Emerson rejected all claims of the supernatural in the Bible. He said that miracles were “monster,” in the original meaning of that word as “against nature.” In a characteristically striking turn of phrase, he said they were “not one with the blowing clover and the falling rain.” Emerson was telling us that the beauty of the manifest world should be enough.
Is it worth killing a person for believing that?
My current (and future) wife and I were married by the Rev. Forrest Church at All Souls Unitarian in Manhattan. (Dr. Church is now teaching us how to face death.) When at several points in my career jobs came up in the Deep South, I always checked to see if there was a Unitarian Church nearby. One of those job possibilities, which I chose not to pursue, was in Knoxville.
Jim Adkisson of Powell, Tennessee was the man with his finger on the trigger. He had mental health problems, and a hard and bitter life. He apparently left a letter explaining that he hated the church for its liberal beliefs and opinions. And the church had a sign outside indicating it welcomed gays and lesbians.
Who really killed those Unitarians?
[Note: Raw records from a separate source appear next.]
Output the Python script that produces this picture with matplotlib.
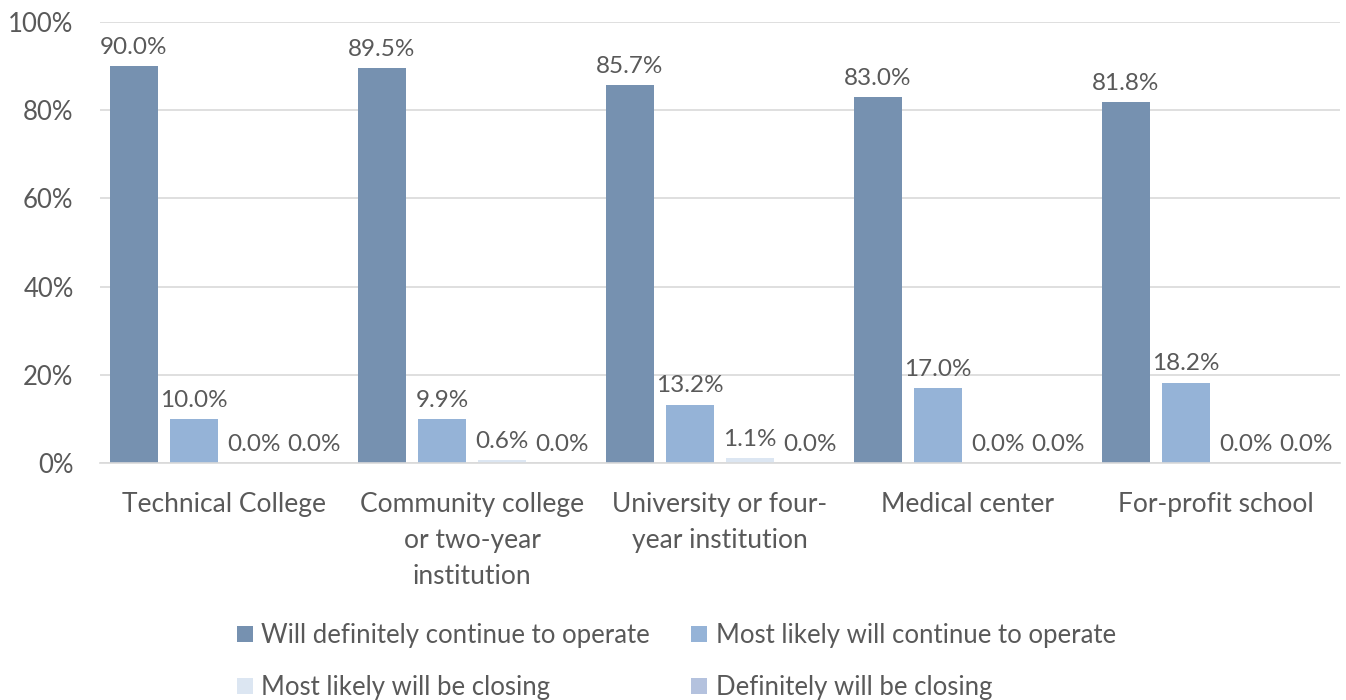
import numpy as np
import matplotlib.pyplot as plt

plt.rcParams['font.family'] = ['Lato', 'DejaVu Sans']

categories = ['Technical College', 'Community college\nor two-year\ninstitution',
              'University or four-\nyear institution', 'Medical center', 'For-profit school']
series = ['Will definitely continue to operate', 'Most likely will continue to operate',
          'Most likely will be closing', 'Definitely will be closing']
definitely_continue = [90.0, 89.5, 85.7, 83.0, 81.8]
likely_continue = [10.0, 9.9, 13.2, 17.0, 18.2]
likely_closing = [0.0, 0.6, 1.1, 0.0, 0.0]
definitely_closing = [0.0, 0.0, 0.0, 0.0, 0.0]
values = [definitely_continue, likely_continue, likely_closing, definitely_closing]
colors = ['#7691B0', '#95B3D7', '#DCE6F2', '#B4C2DE']

txt = '#595959'
fig = plt.figure(figsize=(13.46, 7), dpi=100)
ax = fig.add_axes([100/1346, 1-463/700, 1240/1346, 441/700])

x = np.arange(len(categories))
step = 0.242
width = 0.19
handles = []
for i, (vals, c, name) in enumerate(zip(values, colors, series)):
    pos = x + (i - 1.5) * step
    bars = ax.bar(pos, vals, width, color=c, label=name, zorder=2)
    handles.append(bars)
    for xp, v in zip(pos, vals):
        ax.annotate(f'{v:.1f}%', (xp, v), xytext=(0, 6), textcoords='offset points',
                    ha='center', va='bottom', fontsize=17.5, color=txt)

ax.set_xlim(-0.5, len(categories) - 0.5)
ax.set_ylim(0, 100)
ax.set_yticks(range(0, 101, 20))
ax.set_yticklabels([f'{t}%' for t in range(0, 101, 20)])
ax.set_xticks(x)
ax.set_xticklabels(categories, linespacing=1.55)
ax.tick_params(length=0, labelsize=18.5, colors=txt)
ax.tick_params(axis='x', labelsize=19, pad=21)
ax.tick_params(axis='y', pad=19)
ax.grid(axis='y', color='#D9D9D9', lw=1.2, zorder=0)
for s in ['top', 'right', 'left']:
    ax.spines[s].set_visible(False)
ax.spines['bottom'].set_color('#D9D9D9')
ax.spines['bottom'].set_linewidth(1.2)

# legend filled row by row, as in the original
order = [0, 2, 1, 3]
fig.legend([handles[k] for k in order], [series[k] for k in order],
           loc='upper left', bbox_to_anchor=(214/1346, 1-600/700), ncol=2, frameon=False,
           fontsize=18.5, labelcolor=txt, handlelength=0.62, handleheight=0.62,
           handletextpad=0.32, columnspacing=1.61, labelspacing=1.05)

fig.savefig('out.png', dpi=100)
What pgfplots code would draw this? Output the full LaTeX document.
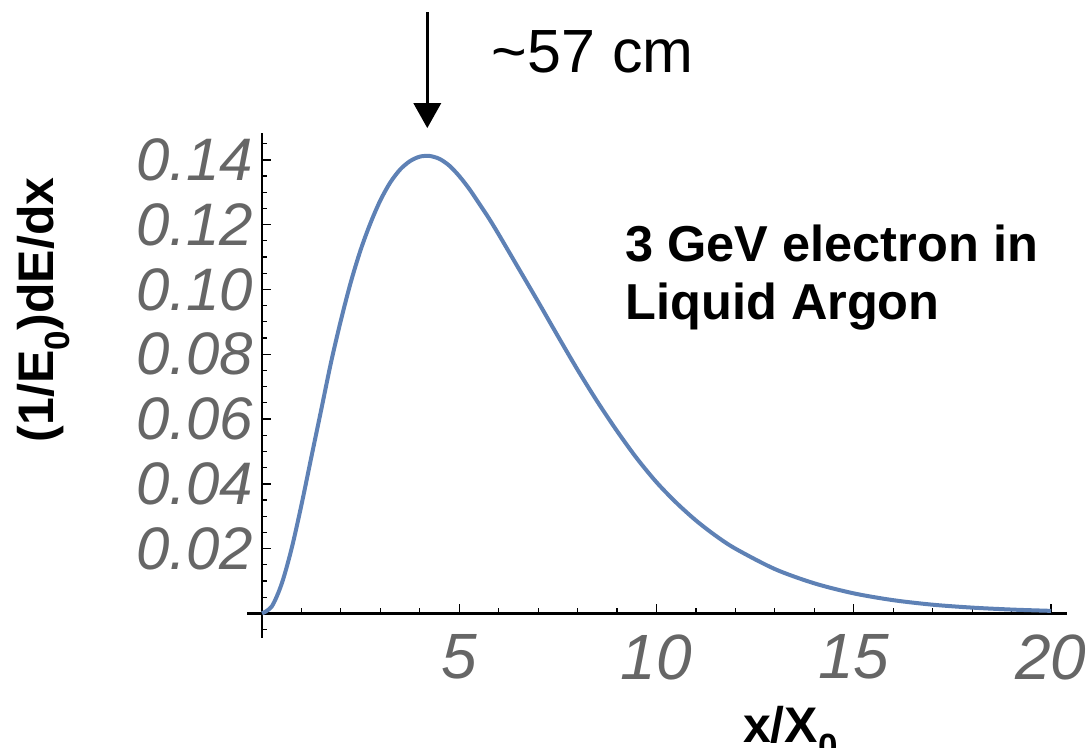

Was it the preachers who spread hatred and intolerance? The politicians who court and flatter them instead of condemning their hate speech? The media machine that attacks liberals, calls them “traitors” and suggests you speak to them “with a baseball bat”? The economic system that batters people like Jim Adkinson until they snap, then tells them their real enemies are gays and liberals and secular humanists?
If you ask me, it was all of the above.
You killed them, Pat Robertson. You killed them, Pastor Hagee. You killed them, Ann Coulter. You killed them, Dick Morris and Sean Hannity and the rest of you at Fox News.
The shooting began while the children of the church were putting on a musical based on “Annie.” One broad-shouldered church member blocked the bullets from hitting other people, and died. You don’t need to believe in dogma to be a hero. Remember that song from “Annie”? It probably got on your nerves like it got on mine. “The sun’ll come out tomorrow.”
The sun coming out. That’s natural. It’s one with the blowing clover and the falling rain. But a man driven insane, then programmed by society to kill people just because they’re loving and tolerant?